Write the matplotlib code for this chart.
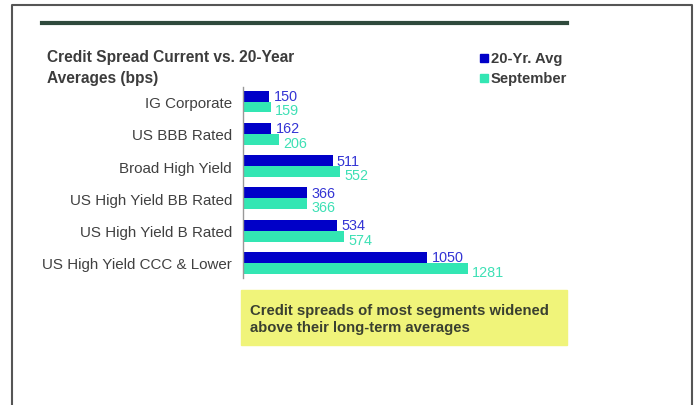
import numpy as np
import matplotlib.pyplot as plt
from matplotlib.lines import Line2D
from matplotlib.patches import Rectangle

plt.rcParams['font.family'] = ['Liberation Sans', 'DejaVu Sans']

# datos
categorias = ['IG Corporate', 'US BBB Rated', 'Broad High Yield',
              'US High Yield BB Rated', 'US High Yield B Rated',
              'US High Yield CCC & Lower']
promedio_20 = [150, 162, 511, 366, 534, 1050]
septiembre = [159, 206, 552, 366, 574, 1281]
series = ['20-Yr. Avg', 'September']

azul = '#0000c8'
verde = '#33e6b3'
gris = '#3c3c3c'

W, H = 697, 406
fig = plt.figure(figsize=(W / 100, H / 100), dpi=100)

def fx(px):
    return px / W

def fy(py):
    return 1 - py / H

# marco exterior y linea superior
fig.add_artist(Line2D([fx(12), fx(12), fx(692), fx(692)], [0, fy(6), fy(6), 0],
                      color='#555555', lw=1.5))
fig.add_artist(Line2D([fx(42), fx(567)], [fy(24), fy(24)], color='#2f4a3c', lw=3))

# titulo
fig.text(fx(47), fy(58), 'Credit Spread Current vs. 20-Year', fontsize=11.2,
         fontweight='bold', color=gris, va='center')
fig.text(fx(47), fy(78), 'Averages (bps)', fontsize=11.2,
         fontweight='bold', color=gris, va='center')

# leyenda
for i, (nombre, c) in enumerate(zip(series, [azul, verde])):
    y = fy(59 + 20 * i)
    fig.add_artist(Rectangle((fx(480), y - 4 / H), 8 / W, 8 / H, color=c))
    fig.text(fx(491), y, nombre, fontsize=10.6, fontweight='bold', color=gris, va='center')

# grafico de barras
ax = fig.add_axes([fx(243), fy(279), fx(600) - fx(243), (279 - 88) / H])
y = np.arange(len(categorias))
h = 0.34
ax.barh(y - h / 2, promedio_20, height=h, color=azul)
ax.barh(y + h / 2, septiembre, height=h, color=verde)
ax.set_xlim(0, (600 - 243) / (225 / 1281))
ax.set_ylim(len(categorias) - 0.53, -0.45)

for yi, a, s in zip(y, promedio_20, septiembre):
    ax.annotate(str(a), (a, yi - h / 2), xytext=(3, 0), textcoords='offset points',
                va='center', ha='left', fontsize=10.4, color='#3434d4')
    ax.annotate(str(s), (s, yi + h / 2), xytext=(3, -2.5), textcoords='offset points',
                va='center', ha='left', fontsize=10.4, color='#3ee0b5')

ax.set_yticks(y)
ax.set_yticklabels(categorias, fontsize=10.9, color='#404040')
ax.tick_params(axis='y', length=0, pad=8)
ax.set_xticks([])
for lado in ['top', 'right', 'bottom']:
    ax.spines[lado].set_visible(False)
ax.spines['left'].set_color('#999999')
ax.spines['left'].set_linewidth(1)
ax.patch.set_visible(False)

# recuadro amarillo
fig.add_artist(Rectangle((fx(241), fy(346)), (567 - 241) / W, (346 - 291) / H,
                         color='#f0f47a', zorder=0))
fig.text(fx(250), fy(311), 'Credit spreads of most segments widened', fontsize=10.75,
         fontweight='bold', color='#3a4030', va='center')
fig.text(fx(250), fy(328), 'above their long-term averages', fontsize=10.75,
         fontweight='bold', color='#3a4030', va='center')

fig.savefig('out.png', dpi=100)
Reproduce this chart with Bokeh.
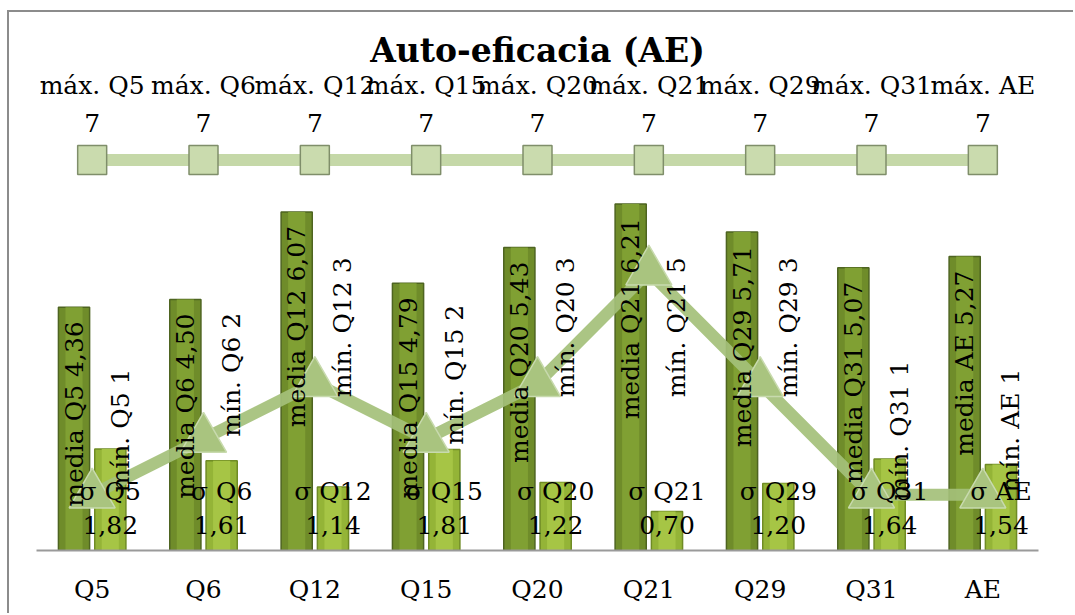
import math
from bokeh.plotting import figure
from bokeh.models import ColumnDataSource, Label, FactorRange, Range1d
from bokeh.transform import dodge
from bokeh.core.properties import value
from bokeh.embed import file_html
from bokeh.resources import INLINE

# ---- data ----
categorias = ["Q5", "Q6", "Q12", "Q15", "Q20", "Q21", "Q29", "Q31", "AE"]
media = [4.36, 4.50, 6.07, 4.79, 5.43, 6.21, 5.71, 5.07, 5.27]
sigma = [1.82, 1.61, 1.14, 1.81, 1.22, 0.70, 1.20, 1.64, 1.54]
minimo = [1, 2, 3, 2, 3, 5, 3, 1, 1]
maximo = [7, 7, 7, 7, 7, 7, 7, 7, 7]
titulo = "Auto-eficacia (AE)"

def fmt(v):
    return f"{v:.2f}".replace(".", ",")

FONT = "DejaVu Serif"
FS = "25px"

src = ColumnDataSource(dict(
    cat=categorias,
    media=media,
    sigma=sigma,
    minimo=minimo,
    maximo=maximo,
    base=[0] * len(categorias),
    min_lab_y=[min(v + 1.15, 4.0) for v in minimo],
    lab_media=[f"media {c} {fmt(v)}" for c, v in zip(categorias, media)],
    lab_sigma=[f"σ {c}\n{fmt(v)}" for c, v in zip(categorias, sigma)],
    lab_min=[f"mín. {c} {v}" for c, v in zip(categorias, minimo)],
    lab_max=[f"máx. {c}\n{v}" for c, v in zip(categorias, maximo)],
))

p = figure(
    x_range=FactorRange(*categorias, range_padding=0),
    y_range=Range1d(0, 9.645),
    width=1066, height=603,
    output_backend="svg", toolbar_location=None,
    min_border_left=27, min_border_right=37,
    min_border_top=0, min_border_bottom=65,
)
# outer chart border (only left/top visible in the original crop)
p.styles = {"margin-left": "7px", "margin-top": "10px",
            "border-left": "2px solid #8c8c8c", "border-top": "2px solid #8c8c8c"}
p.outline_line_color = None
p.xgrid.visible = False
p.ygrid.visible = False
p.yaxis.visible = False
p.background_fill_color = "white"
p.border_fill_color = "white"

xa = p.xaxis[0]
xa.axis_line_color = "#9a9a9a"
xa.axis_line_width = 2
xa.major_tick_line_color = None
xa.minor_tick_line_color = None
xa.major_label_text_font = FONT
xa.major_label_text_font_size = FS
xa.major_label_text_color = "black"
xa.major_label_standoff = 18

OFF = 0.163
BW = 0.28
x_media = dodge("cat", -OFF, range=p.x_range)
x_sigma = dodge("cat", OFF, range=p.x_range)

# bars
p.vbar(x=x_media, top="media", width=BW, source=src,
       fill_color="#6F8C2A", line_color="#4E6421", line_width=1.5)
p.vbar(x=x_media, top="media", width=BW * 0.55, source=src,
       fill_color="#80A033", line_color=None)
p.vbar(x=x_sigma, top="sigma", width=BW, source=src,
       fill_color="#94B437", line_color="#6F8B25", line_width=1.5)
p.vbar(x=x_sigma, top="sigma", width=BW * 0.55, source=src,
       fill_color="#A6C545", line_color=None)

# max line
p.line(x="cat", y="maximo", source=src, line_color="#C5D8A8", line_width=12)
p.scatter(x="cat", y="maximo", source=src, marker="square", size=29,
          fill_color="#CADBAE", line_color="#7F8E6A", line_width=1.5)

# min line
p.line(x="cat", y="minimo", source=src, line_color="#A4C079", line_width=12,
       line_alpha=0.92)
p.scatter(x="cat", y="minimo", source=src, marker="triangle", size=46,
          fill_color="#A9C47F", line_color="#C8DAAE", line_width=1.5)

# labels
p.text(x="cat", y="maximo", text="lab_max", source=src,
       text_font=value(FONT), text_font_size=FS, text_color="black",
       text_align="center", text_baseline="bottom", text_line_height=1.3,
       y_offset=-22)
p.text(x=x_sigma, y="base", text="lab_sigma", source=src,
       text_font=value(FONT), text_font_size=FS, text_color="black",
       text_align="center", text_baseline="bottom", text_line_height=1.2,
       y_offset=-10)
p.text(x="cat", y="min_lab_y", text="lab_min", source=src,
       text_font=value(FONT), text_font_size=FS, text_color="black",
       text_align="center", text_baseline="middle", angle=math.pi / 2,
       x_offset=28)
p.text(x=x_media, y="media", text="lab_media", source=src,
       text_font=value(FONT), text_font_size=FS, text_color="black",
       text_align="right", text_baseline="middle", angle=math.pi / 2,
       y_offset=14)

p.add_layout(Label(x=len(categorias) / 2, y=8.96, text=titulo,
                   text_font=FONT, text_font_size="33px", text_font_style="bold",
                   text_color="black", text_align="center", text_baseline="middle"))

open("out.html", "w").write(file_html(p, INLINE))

============

Directions for this task
Pictures do not belong in the copy. Reproduce exactly the lines from the one with "Reproduce this chart with Bokeh." to the one with "from bokeh.resources import INLINE", both lines included.

Reply to the task
Reproduce this chart with Bokeh.
import math
from bokeh.plotting import figure
from bokeh.models import ColumnDataSource, Label, FactorRange, Range1d
from bokeh.transform import dodge
from bokeh.core.properties import value
from bokeh.embed import file_html
from bokeh.resources import INLINE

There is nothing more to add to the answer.